Dalam banyak fatwanya, Syaikh Abdul Aziz Ibnu Baz membolehkan menabung di bank untuk mengamankan uang, yang tidak memungkinkan untuk disimpan di selain bank. Beliau pernah ditanya tentang hukum orang yang menabung gajinya di bank tanpa mengambil bunga karena khawatir hilang. Beliau menjawab, “Tidak masalah Anda melakukan demikian, menabung di bank karena khawatir uang Anda hilang. Dan ini termasuk keadaan mendesak, jika Anda membutuhkannya maka tidak mengapa, dengan tanpa mengambil bunga.” (Majmu’ Fatawa Ibnu Baz, 19:153)

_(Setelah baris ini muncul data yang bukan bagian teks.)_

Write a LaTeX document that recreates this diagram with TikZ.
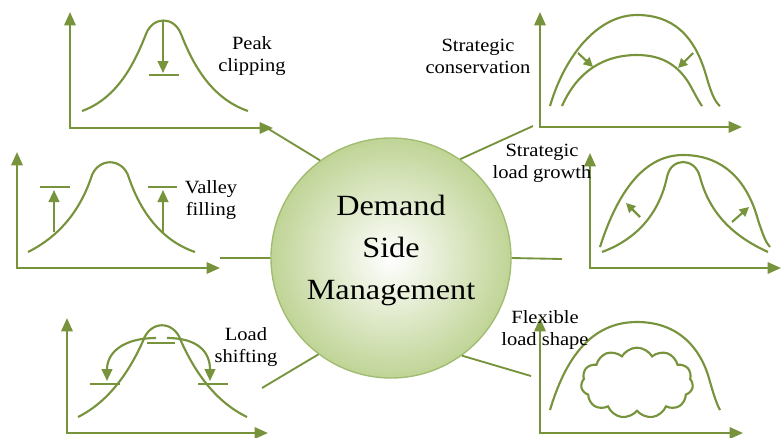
\documentclass[tikz,border=0pt]{standalone}
\usepackage{fontspec}
\setmainfont{Liberation Serif}[FakeStretch=1.1]
\usetikzlibrary{arrows.meta, shapes.symbols}
\definecolor{dsmgreen}{RGB}{119,147,60}
\definecolor{dsmfill}{RGB}{192,212,150}
\definecolor{dsmedge}{RGB}{160,188,112}
\newcommand\loadaxes[4]{% origin x, origin y, end of x axis, top of y axis
  \draw[axisline] (#1,#4) -- (#1,#2) -- (#3,#2);
}

\begin{document}
\begin{tikzpicture}[x=0.75pt,y=-0.75pt,
    loadcurve/.style={dsmgreen, line width=1.6pt},
    axisline/.style={loadcurve, {Triangle[length=10pt,width=8.5pt]}-{Triangle[length=10pt,width=8.5pt]}},
    movearrow/.style={loadcurve, -{Triangle[length=9pt,width=8pt]}},
    smallarrow/.style={loadcurve, -{Triangle[length=7pt,width=7pt]}},
    dsmlabel/.style={align=center, inner sep=0pt, font=\fontsize{14}{16.5}\selectfont}]
  \useasboundingbox (0,0) rectangle (782,437);

  % centre
  \node[circle, minimum size=180pt, draw=dsmedge, line width=1pt, shade, shading=radial,
        inner color=white, outer color=dsmfill] (dsm) at (391,258) {};
  \node[align=center, font=\fontsize{22}{31.5}\selectfont] (dsmname) at (391,250) {Demand\\Side\\Management};

  % connectors
  \coordinate (pcend) at (262,125);
  \coordinate (scend) at (533,126);
  \coordinate (vfend) at (220,258);
  \coordinate (lgend) at (562,259);
  \coordinate (lsend) at (262,388);
  \coordinate (flend) at (531,376);
  \draw[dsmgreen, line width=1.4pt] (dsm.126) -- (pcend) (dsm.55) -- (scend)
    (dsm.180) -- (vfend) (dsm.0) -- (lgend) (dsm.233) -- (lsend) (dsm.306) -- (flend);

  % peak clipping
  \loadaxes{70}{128}{273}{12}
  \draw[loadcurve] (82,111) .. controls (118,98) and (135,62) .. (146,34)
    .. controls (153,16) and (174,16) .. (181,34) .. controls (192,62) and (210,98) .. (248,111);
  \draw[movearrow] (163,21) -- (163,73);
  \draw[loadcurve] (149,75) -- (179,75);
  \node[dsmlabel] (pclabel) at (252,56) {Peak\\clipping};

  % strategic conservation
  \loadaxes{540}{127}{742}{12}
  \draw[loadcurve] (550,106) .. controls (565,55) and (598,15) .. (637,15)
    .. controls (682,15) and (698,48) .. (706,75) .. controls (711,93) and (715,102) .. (720,106);
  \draw[loadcurve] (562,106) .. controls (578,70) and (605,55) .. (637,55)
    .. controls (665,55) and (680,68) .. (690,85) .. controls (696,96) and (699,102) .. (702,106);
  \draw[smallarrow] (578,53) -- (593,67);
  \draw[smallarrow] (693,53) -- (678,68);
  \node[dsmlabel] (sclabel) at (478,56) {Strategic\\conservation};

  % valley filling
  \loadaxes{17}{268}{220}{152}
  \draw[loadcurve] (28,252) .. controls (60,236) and (80,210) .. (91,178)
    .. controls (97,157) and (123,157) .. (129,178) .. controls (140,210) and (160,240) .. (195,252);
  \draw[loadcurve] (40,187) -- (70,187) (148,187) -- (177,187);
  \draw[movearrow] (54,232) -- (54,190);
  \draw[movearrow] (163,232) -- (163,190);
  \node[dsmlabel] (vflabel) at (211,200) {Valley\\filling};

  % strategic load growth
  \loadaxes{590}{268}{781}{153}
  \draw[loadcurve] (600,247) .. controls (615,200) and (640,155) .. (683,155)
    .. controls (730,155) and (750,190) .. (758,220) .. controls (763,235) and (766,243) .. (770,247);
  \draw[loadcurve] (602,252) .. controls (640,238) and (660,210) .. (667,177)
    .. controls (671,157) and (695,157) .. (700,177) .. controls (710,215) and (735,237) .. (768,252);
  \draw[smallarrow] (640,217) -- (626,203);
  \draw[smallarrow] (732,222) -- (749,207);
  \node[dsmlabel] (lglabel) at (542,163) {Strategic\\load growth};

  % load shifting
  \loadaxes{67}{433}{268}{318}
  \draw[loadcurve] (78,417) .. controls (110,401) and (130,370) .. (143,341)
    .. controls (150,320) and (174,320) .. (181,341) .. controls (194,370) and (214,401) .. (247,417);
  \draw[loadcurve] (147,343) -- (175,343) (90,384) -- (120,384) (198,384) -- (228,384);
  \draw[movearrow] (156,338) .. controls (124,338) and (107,352) .. (107,381);
  \draw[movearrow] (167,338) .. controls (198,338) and (210,352) .. (210,381);
  \node[dsmlabel] (lslabel) at (246,347) {Load\\shifting};

  % flexible load shape
  \loadaxes{540}{433}{743}{318}
  \draw[loadcurve] (550,410) .. controls (565,360) and (590,322) .. (637,322)
    .. controls (680,322) and (700,350) .. (708,375) .. controls (713,392) and (716,403) .. (720,410);
  \node[cloud, draw=dsmgreen, line width=1.6pt, cloud puffs=11, cloud puff arc=120, aspect=1.6,
        minimum width=84pt, minimum height=53pt, inner sep=0pt] (flcloud) at (637,383) {};
  \node[dsmlabel] (fllabel) at (545,330) {Flexible\\load shape};
\end{tikzpicture}
\end{document}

Hal ini juga menjadi keputusan Majlis Al-Fiqhi Al-Islami, di bawah Rabithah Al-Alam Al-Islami, dalam konferensi kesembilan di Mekah. Pada keputusan no. 3, dinyatakan:
“Haram bagi seorang muslim, untuk bertransaksi dengan riba, selama masih memungkinkan untuk bertransaksi dengan bank non riba, baik di dalam maupun luar negeri. Karena tidak ada alasan baginya untuk berinteraksi dengan bank riba sementara sudah ada penggantinya, yaitu bank non riba” (Diambil dari Fawaidul Bunuk Hiyar Riba, Hal. 140)
Keempat, membuka rekening tabungan agar bisa melakukan transaksi yang dibutuhkan.

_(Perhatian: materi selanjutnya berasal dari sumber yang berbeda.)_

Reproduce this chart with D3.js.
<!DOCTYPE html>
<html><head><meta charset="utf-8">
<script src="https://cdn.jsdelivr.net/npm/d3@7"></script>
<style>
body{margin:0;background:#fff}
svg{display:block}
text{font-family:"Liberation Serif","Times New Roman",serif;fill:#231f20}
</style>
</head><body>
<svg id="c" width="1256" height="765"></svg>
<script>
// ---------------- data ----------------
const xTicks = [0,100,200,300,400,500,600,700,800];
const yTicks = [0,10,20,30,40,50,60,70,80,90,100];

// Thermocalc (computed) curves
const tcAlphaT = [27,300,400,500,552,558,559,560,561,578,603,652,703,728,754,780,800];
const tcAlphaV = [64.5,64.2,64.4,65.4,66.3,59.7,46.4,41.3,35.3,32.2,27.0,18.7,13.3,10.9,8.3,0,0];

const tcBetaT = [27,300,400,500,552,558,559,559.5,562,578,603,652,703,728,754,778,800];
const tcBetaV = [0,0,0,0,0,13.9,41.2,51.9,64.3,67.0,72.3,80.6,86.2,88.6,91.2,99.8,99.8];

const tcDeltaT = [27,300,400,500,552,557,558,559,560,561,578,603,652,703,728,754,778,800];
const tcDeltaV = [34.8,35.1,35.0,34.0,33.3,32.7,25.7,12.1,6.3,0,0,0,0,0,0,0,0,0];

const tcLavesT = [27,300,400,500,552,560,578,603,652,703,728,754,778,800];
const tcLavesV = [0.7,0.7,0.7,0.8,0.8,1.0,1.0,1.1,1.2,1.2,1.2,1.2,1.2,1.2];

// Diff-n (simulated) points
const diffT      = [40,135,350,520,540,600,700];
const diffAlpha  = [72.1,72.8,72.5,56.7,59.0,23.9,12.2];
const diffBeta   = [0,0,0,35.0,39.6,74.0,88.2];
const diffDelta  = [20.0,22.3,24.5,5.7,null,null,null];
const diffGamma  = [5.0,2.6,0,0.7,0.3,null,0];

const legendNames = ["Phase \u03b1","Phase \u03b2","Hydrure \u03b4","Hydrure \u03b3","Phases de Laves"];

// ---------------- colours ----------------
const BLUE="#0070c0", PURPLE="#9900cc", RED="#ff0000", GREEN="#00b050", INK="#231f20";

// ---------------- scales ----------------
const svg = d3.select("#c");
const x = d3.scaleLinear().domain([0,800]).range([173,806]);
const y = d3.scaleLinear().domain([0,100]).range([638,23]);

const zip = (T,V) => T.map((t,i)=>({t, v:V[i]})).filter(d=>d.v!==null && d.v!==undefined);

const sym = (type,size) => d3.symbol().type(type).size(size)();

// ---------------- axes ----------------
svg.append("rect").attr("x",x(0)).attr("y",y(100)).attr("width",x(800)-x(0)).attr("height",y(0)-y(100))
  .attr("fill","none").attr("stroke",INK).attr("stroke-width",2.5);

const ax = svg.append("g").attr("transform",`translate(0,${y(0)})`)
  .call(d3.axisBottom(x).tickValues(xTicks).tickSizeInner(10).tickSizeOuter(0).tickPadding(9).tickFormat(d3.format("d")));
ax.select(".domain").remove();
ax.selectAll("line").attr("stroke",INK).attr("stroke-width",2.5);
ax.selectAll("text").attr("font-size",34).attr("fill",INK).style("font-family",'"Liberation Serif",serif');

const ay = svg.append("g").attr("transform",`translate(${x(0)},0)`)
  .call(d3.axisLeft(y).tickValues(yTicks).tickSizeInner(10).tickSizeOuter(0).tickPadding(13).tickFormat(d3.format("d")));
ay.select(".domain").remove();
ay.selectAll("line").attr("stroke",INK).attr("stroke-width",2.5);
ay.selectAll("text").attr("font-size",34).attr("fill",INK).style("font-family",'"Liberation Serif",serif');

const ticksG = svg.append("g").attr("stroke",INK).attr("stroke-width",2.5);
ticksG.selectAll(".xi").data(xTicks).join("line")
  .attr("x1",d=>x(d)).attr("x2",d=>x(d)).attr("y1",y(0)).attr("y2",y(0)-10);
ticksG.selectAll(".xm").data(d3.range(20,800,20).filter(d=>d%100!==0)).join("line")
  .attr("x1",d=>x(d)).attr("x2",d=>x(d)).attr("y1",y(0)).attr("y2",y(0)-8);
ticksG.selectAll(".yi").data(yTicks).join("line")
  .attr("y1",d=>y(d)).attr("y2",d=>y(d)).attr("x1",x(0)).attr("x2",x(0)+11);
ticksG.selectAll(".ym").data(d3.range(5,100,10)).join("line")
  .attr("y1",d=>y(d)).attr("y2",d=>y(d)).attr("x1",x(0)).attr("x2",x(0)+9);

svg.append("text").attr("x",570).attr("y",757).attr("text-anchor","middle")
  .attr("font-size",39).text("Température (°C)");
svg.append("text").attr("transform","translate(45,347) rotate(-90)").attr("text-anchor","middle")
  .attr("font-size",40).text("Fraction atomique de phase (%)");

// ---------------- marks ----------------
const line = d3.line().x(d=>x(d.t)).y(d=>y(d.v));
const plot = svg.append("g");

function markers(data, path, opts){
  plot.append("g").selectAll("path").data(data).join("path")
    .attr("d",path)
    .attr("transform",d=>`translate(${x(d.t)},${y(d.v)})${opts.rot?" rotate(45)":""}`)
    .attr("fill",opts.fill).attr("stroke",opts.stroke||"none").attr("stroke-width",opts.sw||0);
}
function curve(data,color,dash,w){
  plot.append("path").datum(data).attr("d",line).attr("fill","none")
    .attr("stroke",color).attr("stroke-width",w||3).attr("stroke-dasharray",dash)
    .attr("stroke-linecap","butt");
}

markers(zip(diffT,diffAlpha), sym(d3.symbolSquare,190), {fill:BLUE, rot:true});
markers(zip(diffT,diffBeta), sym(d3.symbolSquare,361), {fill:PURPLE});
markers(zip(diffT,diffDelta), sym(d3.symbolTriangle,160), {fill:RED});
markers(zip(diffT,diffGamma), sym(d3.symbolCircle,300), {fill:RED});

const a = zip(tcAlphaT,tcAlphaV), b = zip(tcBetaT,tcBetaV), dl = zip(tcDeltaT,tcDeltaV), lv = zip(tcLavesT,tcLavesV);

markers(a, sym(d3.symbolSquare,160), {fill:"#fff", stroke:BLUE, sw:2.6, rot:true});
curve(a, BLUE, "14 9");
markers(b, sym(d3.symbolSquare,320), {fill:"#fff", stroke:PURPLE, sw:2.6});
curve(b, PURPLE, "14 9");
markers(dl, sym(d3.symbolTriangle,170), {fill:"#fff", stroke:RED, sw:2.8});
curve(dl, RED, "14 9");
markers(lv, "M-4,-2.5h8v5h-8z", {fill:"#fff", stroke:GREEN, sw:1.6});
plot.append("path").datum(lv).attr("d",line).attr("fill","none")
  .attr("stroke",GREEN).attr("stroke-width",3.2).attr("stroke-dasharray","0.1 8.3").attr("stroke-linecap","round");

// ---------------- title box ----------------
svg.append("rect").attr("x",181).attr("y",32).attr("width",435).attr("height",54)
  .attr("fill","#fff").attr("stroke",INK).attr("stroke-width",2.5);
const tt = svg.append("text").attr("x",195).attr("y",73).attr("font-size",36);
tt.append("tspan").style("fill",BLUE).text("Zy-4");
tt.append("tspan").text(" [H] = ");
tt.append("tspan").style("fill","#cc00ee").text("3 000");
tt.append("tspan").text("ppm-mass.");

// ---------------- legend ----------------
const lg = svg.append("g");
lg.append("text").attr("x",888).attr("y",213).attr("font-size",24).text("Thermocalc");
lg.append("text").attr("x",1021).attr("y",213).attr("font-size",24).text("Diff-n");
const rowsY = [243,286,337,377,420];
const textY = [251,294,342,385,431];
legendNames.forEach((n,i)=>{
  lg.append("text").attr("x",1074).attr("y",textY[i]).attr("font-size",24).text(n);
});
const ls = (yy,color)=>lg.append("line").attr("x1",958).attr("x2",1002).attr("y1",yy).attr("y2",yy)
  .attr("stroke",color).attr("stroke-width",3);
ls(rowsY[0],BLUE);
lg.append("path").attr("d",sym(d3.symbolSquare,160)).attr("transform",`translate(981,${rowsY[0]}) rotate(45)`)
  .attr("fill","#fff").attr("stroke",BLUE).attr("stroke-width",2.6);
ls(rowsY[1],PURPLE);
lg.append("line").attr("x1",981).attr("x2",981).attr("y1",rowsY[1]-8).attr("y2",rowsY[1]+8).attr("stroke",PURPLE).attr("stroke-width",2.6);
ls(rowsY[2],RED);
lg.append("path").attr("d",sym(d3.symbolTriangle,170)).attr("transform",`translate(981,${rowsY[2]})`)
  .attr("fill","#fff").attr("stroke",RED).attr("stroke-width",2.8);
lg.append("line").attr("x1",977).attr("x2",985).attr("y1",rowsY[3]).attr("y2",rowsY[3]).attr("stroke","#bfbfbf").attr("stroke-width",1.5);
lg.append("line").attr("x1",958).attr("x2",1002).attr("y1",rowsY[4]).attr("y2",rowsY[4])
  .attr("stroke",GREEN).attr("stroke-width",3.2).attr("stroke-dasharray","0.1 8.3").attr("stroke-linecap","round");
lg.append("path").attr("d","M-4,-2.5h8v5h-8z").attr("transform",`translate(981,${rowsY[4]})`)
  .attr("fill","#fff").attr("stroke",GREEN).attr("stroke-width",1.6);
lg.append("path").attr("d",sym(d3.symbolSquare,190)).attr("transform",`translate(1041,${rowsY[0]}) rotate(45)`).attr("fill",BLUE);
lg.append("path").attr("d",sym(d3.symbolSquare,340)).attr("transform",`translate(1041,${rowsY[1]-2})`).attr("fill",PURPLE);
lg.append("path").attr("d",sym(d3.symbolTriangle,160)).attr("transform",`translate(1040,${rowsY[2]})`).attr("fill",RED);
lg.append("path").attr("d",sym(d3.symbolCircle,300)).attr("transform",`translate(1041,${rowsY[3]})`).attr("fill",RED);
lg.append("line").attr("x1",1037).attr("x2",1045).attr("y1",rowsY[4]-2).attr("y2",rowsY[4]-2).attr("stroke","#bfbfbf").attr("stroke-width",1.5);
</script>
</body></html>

Terdapat beberapa keterangan dari para ulama, yang mengisyaratkan bolehnya membuat rekening bank, untuk memanfaatkan jasa bank, semacam transfer gaji atau yang lainnya. Di antaranya:
Fatwa ahli hadis abad ini, Muhammad Nasiruddin Al-Albani rahimahullah. Dalam program Silsilatul Huda wan Nur, beliau ditanya:
Terkait gaji beberapa pegawai yang diambil melalui bank, apakah gaji pegawai ini haram, karena termasuk harta riba?
Beliau memberikan jawaban: Saya tidak menganggap hal itu (gaji mereka termasuk riba). Karena yang saya tahu, mereka tidak melakukan hal itu karena keinginan mereka, tapi sebagai aturan yang wajib mereka ikuti. Yang penting gaji itu sampai kepada pegawai dengan jalan yang halal. Akan tetapi jika gaji itu harus melalui fase yang tidak halal, seperti ditabung dulu di bank maka itu di luar tanggung jawab pegawai, namun dia harus berusaha untuk mengambil uang tersebut sesegera mungkin. (Silsilah Huda wan Nur, rekaman no.387).

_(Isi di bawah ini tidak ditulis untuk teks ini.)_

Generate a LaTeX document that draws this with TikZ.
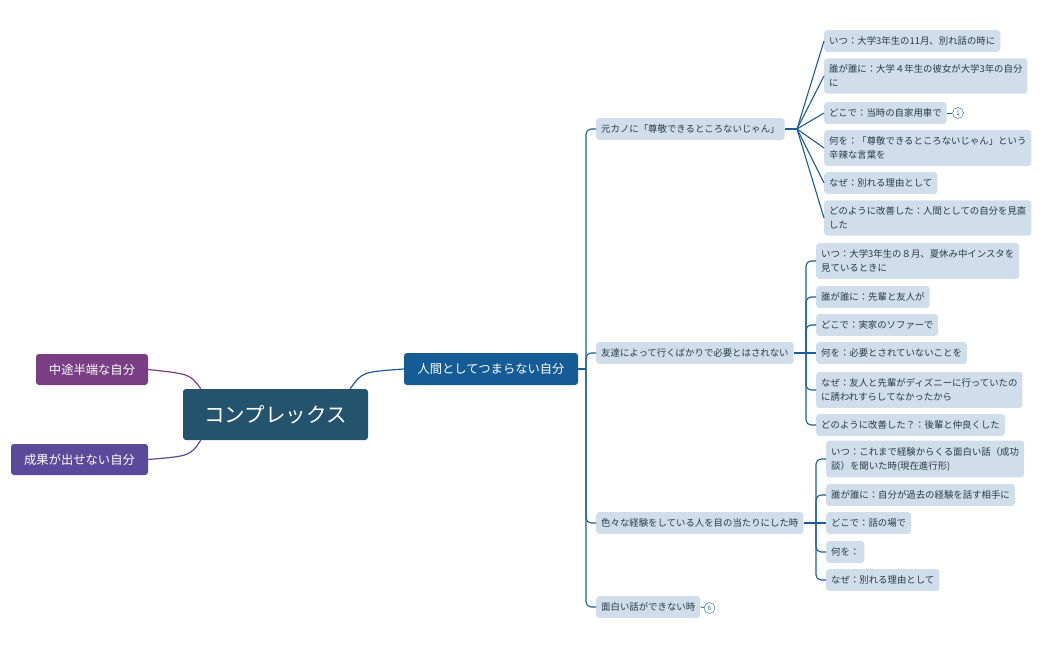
\documentclass[tikz,border=0pt]{standalone}
\usepackage{fontspec}
\setmainfont{Noto Sans CJK JP}
\definecolor{sub}{HTML}{CFDEEA}
\definecolor{txt}{HTML}{2B3A4A}
\definecolor{ln}{HTML}{1A5E99}
\definecolor{cen}{HTML}{24536E}
\definecolor{mainb}{HTML}{155C96}
\definecolor{pur1}{HTML}{7A3E84}
\definecolor{pur2}{HTML}{5B4A9A}
\begin{document}
\begin{tikzpicture}[x=1pt,y=-1pt,
 leaf/.style={fill=sub,text=txt,rounded corners=3pt,anchor=west,align=left,font=\fontsize{9.4}{14}\selectfont,inner xsep=5pt,inner ysep=6.5pt},
 big/.style={rounded corners=3pt,text=white,font=\fontsize{12.3}{14}\selectfont,inner xsep=4pt,inner ysep=4pt},
 con/.style={draw=ln,line width=1.1pt,rounded corners=5pt},
 badge/.style={circle,draw=ln,fill=white,text=ln,inner sep=0.5pt,minimum size=11pt,font=\fontsize{6}{6}\selectfont}]
\useasboundingbox (0,0) rectangle (1048,650);
% center
\node[rounded corners=3pt,fill=cen,text=white,font=\fontsize{20.5}{24}\selectfont,minimum width=185pt,minimum height=51pt] (c) at (275.5,414.5) {コンプレックス};
\node[big,fill=mainb,minimum width=174pt,minimum height=32pt] (m) at (491,369) {人間としてつまらない自分};
\node[big,fill=pur1,minimum width=112pt,minimum height=31pt] (p1) at (92,369.5) {中途半端な自分};
\node[big,fill=pur2,minimum width=137pt,minimum height=31pt] (p2) at (79.5,459.5) {成果が出せない自分};
\draw[pur1,line width=1.2pt] (c.north west)++(18,0) coordinate (c1) .. controls (190,374) .. (p1.east);
\draw[pur2,line width=1.2pt] (c.south west)++(18,0) coordinate (c2) .. controls (190,456) .. (p2.east);
\draw[ln,line width=1.2pt] (c.north east)++(-18,0) coordinate (c3) .. controls (362,372) .. (m.west);
% level 2
\node[leaf] (a) at (596,129) {元カノに「尊敬できるところないじゃん」};
\node[leaf] (b) at (596,353) {友達によって行くばかりで必要とはされない};
\node[leaf] (d) at (596,523) {色々な経験をしている人を目の当たりにした時};
\node[leaf] (e) at (596,607) {面白い話ができない時};
\coordinate (t) at (586,369);
\draw[con] (m.east) -- (t);
\draw[con] (a.west) -| (t) |- (e.west);
\draw[con] (t) |- (b.west);
\draw[con] (t) |- (d.west);
\node[badge] (e1) at (709.5,608) {6};
\draw[ln,line width=0.8pt] (e.east) -- (e1);
% group 1
\node[leaf] (a1) at (824,41) {いつ：大学3年生の11月、別れ話の時に};
\node[leaf] (a2) at (824,76) {誰が誰に：大学４年生の彼女が大学3年の自分\\に};
\node[leaf] (a3) at (824,113) {どこで：当時の自家用車で};
\node[leaf] (a4) at (824,148) {何を：「尊敬できるところないじゃん」という\\辛辣な言葉を};
\node[leaf] (a5) at (824,183) {なぜ：別れる理由として};
\node[leaf] (a6) at (824,218) {どのように改善した：人間としての自分を見直\\した};
\coordinate (ah) at (797,129);
\draw[con] (a.east) -- (ah);
\foreach \n in {a1,a2,a3,a4,a5,a6} \draw[ln,line width=1.1pt] (ah) -- (\n.west);
\node[badge] (a31) at (958,113) {1};
\draw[ln,line width=0.8pt] (a3.east) -- (a31);
% group 2
\node[leaf] (b1) at (816,261) {いつ：大学3年生の８月、夏休み中インスタを\\見ているときに};
\node[leaf] (b2) at (816,297) {誰が誰に：先輩と友人が};
\node[leaf] (b3) at (816,325) {どこで：実家のソファーで};
\node[leaf] (b4) at (816,353) {何を：必要とされていないことを};
\node[leaf] (b5) at (816,390) {なぜ：友人と先輩がディズニーに行っていたの\\に誘われすらしてなかったから};
\node[leaf] (b6) at (816,425) {どのように改善した？：後輩と仲良くした};
\coordinate (bh) at (806,353);
\draw[con] (b.east) -- (b4.west);
\foreach \n in {b1,b2,b3,b5,b6} \draw[con] (bh) |- (\n.west);
% group 3
\node[leaf] (d1) at (826,459) {いつ：これまで経験からくる面白い話（成功\\談）を聞いた時(現在進行形)};
\node[leaf] (d2) at (826,495) {誰が誰に：自分が過去の経験を話す相手に};
\node[leaf] (d3) at (826,523) {どこで：話の場で};
\node[leaf] (d4) at (826,552) {何を：};
\node[leaf] (d5) at (826,580) {なぜ：別れる理由として};
\coordinate (dh) at (816,523);
\draw[con] (d.east) -- (d3.west);
\foreach \n in {d1,d2,d4,d5} \draw[con] (dh) |- (\n.west);
\end{tikzpicture}
\end{document}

Keterangan beliau ini juga diaminkan oleh Lajnah Daimah. Pada kasus pertanyaan yang sama, mereka Lajnah menegaskan:
Tidak masalah mengambil gaji yang ditransfer melalui bank. Karena pegawai ini mengambil gaji sebagai imbalan dari pekerjaan yang dia lakukan, yang tidak ada kaitannya dengan bank. Akan tetapi dengan syarat, jangan sampai dia tinggalkan di bank untuk dibungakan, setelah gaji itu ditransfer ke rekening pegawai. (Fatawa Lajnah, no.16501)
Syarat yang disampaikan Lajnah, bahwa gaji yang sudah ditransfer harus segera diambil. Ini bertujuan agar nasabah tidak dianggap mengendapkan dana di bank, yang nantinya akan dimanfaatkan bank untuk pengembangan riba. Sebagaimana hal ini juga ditegaskan dalam Kumpulan Fatwa Syabakah Islamiyah. Dalam salah satu fatwanya dinyatakan:
Bahwa transfer gaji melalui bank, meskipun bukan untuk tujuan membungakan uang, tetapi dana tersebut akan dimanfaatkan bank untuk transaksi mereka yang penuh dengan riba maka hukumnya tidak diperbolehkan, karena termasuk membantu orang lain untuk maksiat. (Fatwa Syabakah Islamiyah, no. 115367)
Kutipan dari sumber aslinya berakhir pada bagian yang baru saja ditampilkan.